Theater-Ringelspiel
Der "Jedermann" ist eine Theater-Ringelspiel, bei dem sich das Publikum in jeder Kurve zu Hause fühlen darf: Am Anfang erfreut man sich der fiesen Neureichenmentalität des ordentlichen Jedermannsbilds, dann - ätsch! - daran, dass er durch die Läuterung muss (und versucht dabei, sich auch den einen oder anderen tiefen Gedanken zu machen).
So einfach war es, so einfach wird es nie wieder sein: Sturmingers vielfach überarbeitete Inszenierung rückt in ihrer derzeitigen Variation die Diskurse des Jetzt - hust Emanzipation hust - ein bisserl näher an den Domplatz heran. Jetzt schmückt sich zu Beginn, pardauz!, die Frau - auf den Schultern des Mannes sitzend - mit den Insignien des Reiche-Leute-Tands, und der Jedermann ist nicht der Macker, sondern plötzlich nur der Koch.
Verkehrte Welt! Gegen so viel toxische Unmännlichkeit, die mancher im Publikum hier mit Schrecken wahrzunehmen glaubt, hilft auch nicht der sich abzeichnende Riesenpimmel im Fat Suit, den sich der Jedermann alsbald umhängt.
Heutiges Paar
Altenberger und Eidinger sind, alleine optisch, das heutigste Jedermann-Paar in Erinnerung; insbesondere die Buhlschaft setzt die Reihe an neuen Frauenbildern in Richtung Heute fort.

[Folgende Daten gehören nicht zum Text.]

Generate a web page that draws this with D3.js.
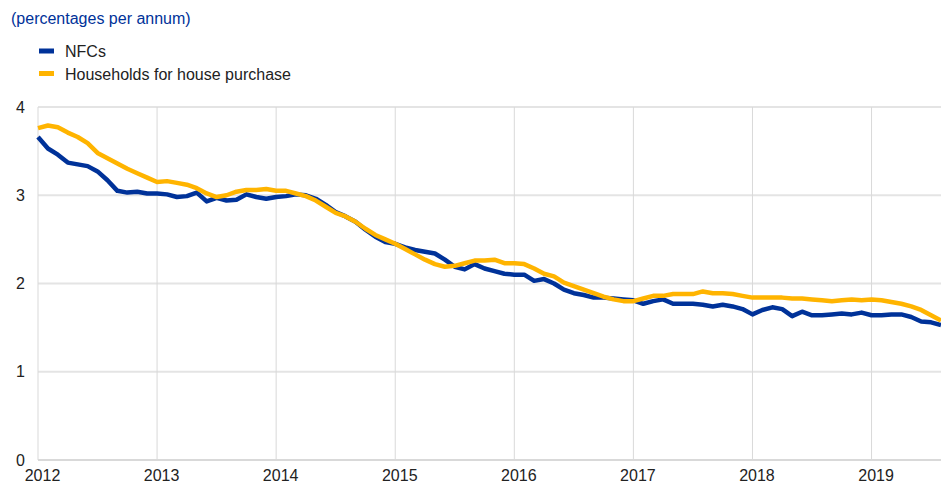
<!DOCTYPE html>
<html>
<head>
<meta charset="utf-8">
<script src="https://cdn.jsdelivr.net/npm/d3@7"></script>
<style>
  body { margin: 0; background: #fff; }
  svg { font-family: "Liberation Sans", Arial, sans-serif; }
</style>
</head>
<body>
<div id="chart"></div>
<script>
// Monthly series, Jan 2012 - Aug 2019
const startYear = 2012;
const nfcRates = [
  3.66, 3.53, 3.46, 3.37, 3.35, 3.33, 3.27, 3.17, 3.05, 3.03, 3.04, 3.02,
  3.02, 3.01, 2.98, 2.99, 3.03, 2.93, 2.97, 2.94, 2.95, 3.01, 2.98, 2.96,
  2.98, 2.99, 3.01, 3.00, 2.96, 2.89, 2.81, 2.76, 2.70, 2.61, 2.53, 2.47,
  2.45, 2.41, 2.38, 2.36, 2.34, 2.27, 2.19, 2.16, 2.22, 2.17, 2.14, 2.11,
  2.10, 2.10, 2.03, 2.05, 2.00, 1.93, 1.89, 1.87, 1.84, 1.84, 1.83, 1.82,
  1.81, 1.77, 1.80, 1.82, 1.77, 1.77, 1.77, 1.76, 1.74, 1.76, 1.74, 1.71,
  1.65, 1.70, 1.73, 1.71, 1.63, 1.68, 1.64, 1.64, 1.65, 1.66, 1.65, 1.67,
  1.64, 1.64, 1.65, 1.65, 1.62, 1.57, 1.56, 1.53
];
const houseRates = [
  3.76, 3.79, 3.77, 3.71, 3.66, 3.59, 3.48, 3.42, 3.36, 3.30, 3.25, 3.20,
  3.15, 3.16, 3.14, 3.12, 3.08, 3.02, 2.98, 3.00, 3.04, 3.06, 3.06, 3.07,
  3.05, 3.05, 3.02, 2.99, 2.94, 2.87, 2.80, 2.76, 2.70, 2.62, 2.55, 2.50,
  2.45, 2.39, 2.33, 2.27, 2.22, 2.19, 2.20, 2.23, 2.26, 2.26, 2.27, 2.23,
  2.23, 2.22, 2.17, 2.11, 2.08, 2.01, 1.97, 1.93, 1.89, 1.85, 1.82, 1.80,
  1.80, 1.83, 1.86, 1.86, 1.88, 1.88, 1.88, 1.91, 1.89, 1.89, 1.88, 1.86,
  1.84, 1.84, 1.84, 1.84, 1.83, 1.83, 1.82, 1.81, 1.80, 1.81, 1.82, 1.81,
  1.82, 1.81, 1.79, 1.77, 1.74, 1.70, 1.64, 1.58
];
const seriesNames = ["NFCs", "Households for house purchase"];
const seriesColors = ["#003299", "#ffb400"];
const yTicks = [0, 1, 2, 3, 4];
const xTicks = [2012, 2013, 2014, 2015, 2016, 2017, 2018, 2019];

const width = 941, height = 484;
const margin = {top: 107, right: 0, bottom: 24, left: 38};

const svg = d3.select("#chart").append("svg")
  .attr("width", width)
  .attr("height", height);

const x = d3.scaleLinear()
  .domain([startYear, startYear + (nfcRates.length - 1) / 12])
  .range([margin.left, width - margin.right]);
const y = d3.scaleLinear()
  .domain([0, 4])
  .range([height - margin.bottom, margin.top]);

// Subtitle
svg.append("text")
  .attr("x", 11)
  .attr("y", 24)
  .attr("fill", "#003299")
  .style("font-size", "16px")
  .text("(percentages per annum)");

// Legend
const legend = svg.append("g");
seriesNames.forEach((name, i) => {
  legend.append("rect")
    .attr("x", 39).attr("y", 48.5 + i * 22.5)
    .attr("width", 15).attr("height", 5)
    .attr("fill", seriesColors[i]);
  legend.append("text")
    .attr("x", 65).attr("y", 57 + i * 22.5)
    .attr("fill", "#222")
    .style("font-size", "16px")
    .text(name);
});

// Horizontal grid
svg.append("g")
  .selectAll("line")
  .data(yTicks.filter(d => d > 0))
  .join("line")
  .attr("x1", margin.left).attr("x2", width)
  .attr("y1", d => y(d)).attr("y2", d => y(d))
  .attr("stroke", "#e4e4e4")
  .attr("stroke-width", 2);

// Vertical grid
svg.append("g")
  .selectAll("line")
  .data(xTicks)
  .join("line")
  .attr("x1", d => x(d)).attr("x2", d => x(d))
  .attr("y1", y(4)).attr("y2", y(0))
  .attr("stroke", "#d9d9d9")
  .attr("stroke-width", 1);

// Baseline
svg.append("line")
  .attr("x1", margin.left).attr("x2", width)
  .attr("y1", y(0)).attr("y2", y(0))
  .attr("stroke", "#d9d9d9")
  .attr("stroke-width", 2);

// Y axis labels
const yAxis = d3.axisLeft(y).tickValues(yTicks).tickFormat(d3.format("d")).tickSize(0).tickPadding(0);
svg.append("g")
  .attr("transform", `translate(25,0)`)
  .call(yAxis)
  .call(g => g.select(".domain").remove())
  .call(g => g.selectAll("text")
    .attr("fill", "#222")
    .style("font-size", "16px")
    .style("font-family", "Liberation Sans, Arial, sans-serif"));

// X axis labels
const xAxis = d3.axisBottom(x).tickValues(xTicks).tickFormat(d3.format("d")).tickSize(0).tickPadding(10);
svg.append("g")
  .attr("transform", `translate(4,${y(0)})`)
  .call(xAxis)
  .call(g => g.select(".domain").remove())
  .call(g => g.selectAll("text")
    .attr("fill", "#222")
    .style("font-size", "16px")
    .style("font-family", "Liberation Sans, Arial, sans-serif"));

// Lines
const line = d3.line()
  .x((d, i) => x(startYear + i / 12))
  .y(d => y(d));

[nfcRates, houseRates].forEach((values, i) => {
  svg.append("path")
    .datum(values)
    .attr("fill", "none")
    .attr("stroke", seriesColors[i])
    .attr("stroke-width", 4.5)
    .attr("stroke-linejoin", "round")
    .attr("d", line);
});
</script>
</body>
</html>
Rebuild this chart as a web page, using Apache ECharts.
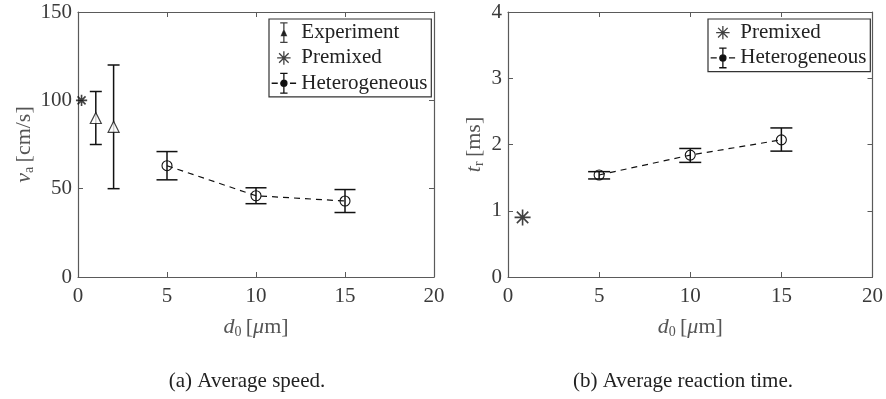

Hier geht es längst nicht mehr um den alljährlichen Fang eines tollen Weibes, mit dem sich auch das Festspielpublikum selbst ein bisschen schmücken darf; sondern um eine Befragung anhand der Rollenbilder von Heute. Da erscheint der alljährliche Tanz um das Buhlschaft-Kleid, heuer besonders lustlos abgewickelt, entsprechend hohl. Aber zumindest wurde heuer nicht, wie letztes Jahr, wieder hauptsächlich über die Haarlänge Altenbergers diskutiert.
Aber natürlich passt dieses Festspielfaktotum nicht in jede Form, in die man versucht sein könnte, es zu gießen: Es quillt über und nimmt sodann seine Urform ein. Und so darf auch heuer wieder, in einer letzten steilen Volte, der Glauben einen erlösen, der vorher alles dazu tut, sich seine Nachspielzeit im Jenseits zu vergeigen. Jedermanns Sanktionen gegen Arme und Schwache haben ihm mehr geschadet als diesen; Eidinger verprügelt auch heuer wieder seinen Schuldknecht, anstatt ihm zu vergeben.
Die hohle Partylaune an der Tafel des reichen Mannes mündet dann aber in ein intensives Spiel vom Abschied, das sich auf dem Domplatz heuer weit karger gibt als letztjährig im Innenraum: Wo schon mal laute Musik und mancher Lichteffekt Heutigkeit signalisierte, ist heuer Kahlheit und abstraktes Musikergezirpe dominierend. Umso eindringlicher der kalte Tod (Edith Clever), der mit dem Jedermann an den Enden eines langen Tisches sitzt, an den sich Eidinger in bester Putin-Manier festklammert.
Huch, die Gegenwart
Achja, die Gegenwart: Natürlich kann man, wenn man will, den Fragen des Jedermann heuer besondere Dringlichkeit zuschreiben. Allerorten liegt weltgeschichtlicher Egoismus in der Luft (ein drohender kalter Winter lässt eben noch auf den Lippen geführte moralische Ansprüche in Richtung Ukraine ansatzlos schockgefrieren). Der Jedermann kriegt gerade noch die Kurve weg vom Eigensinn, bevor er abtritt, anstatt seine Umwelt weiter seinen Bedürfnissen zu opfern; man braucht nicht viel raten, wie das in der echten Welt ausgehen wird.
Apropos Umwelt: Ein schönes Generationenwerk, das zu entscheidender Stunde mehr als kläglich' Werkschatten darbieten würde, wäre wiederum das Einbremsen des Klimawandels. Nunja, auch hier weiß man, wie das Match steht, und das Festspielpublikum wurde nur wenige Augenblicke mit einem Plakat mit Protest gegen die Ökobilanz eines Hauptsponsors belästigt, bevor sich die jungen Protestierer mit hochroten Wangen vor der Polizei verantworten mussten.
Der "Jedermann" ist eine dankbare Vorlage, bei der sich jeder Gedanken nach seiner Manier machen kann; man kann ihn wirkungslos durchrutschen lassen oder die eine oder andere Frage fürs Leben mit nach Hause nehmen. Am Montagabend schien dies mancher noch überlegen zu wollen: Es gab freundlichen, aber keineswegs enthusiastischen Applaus.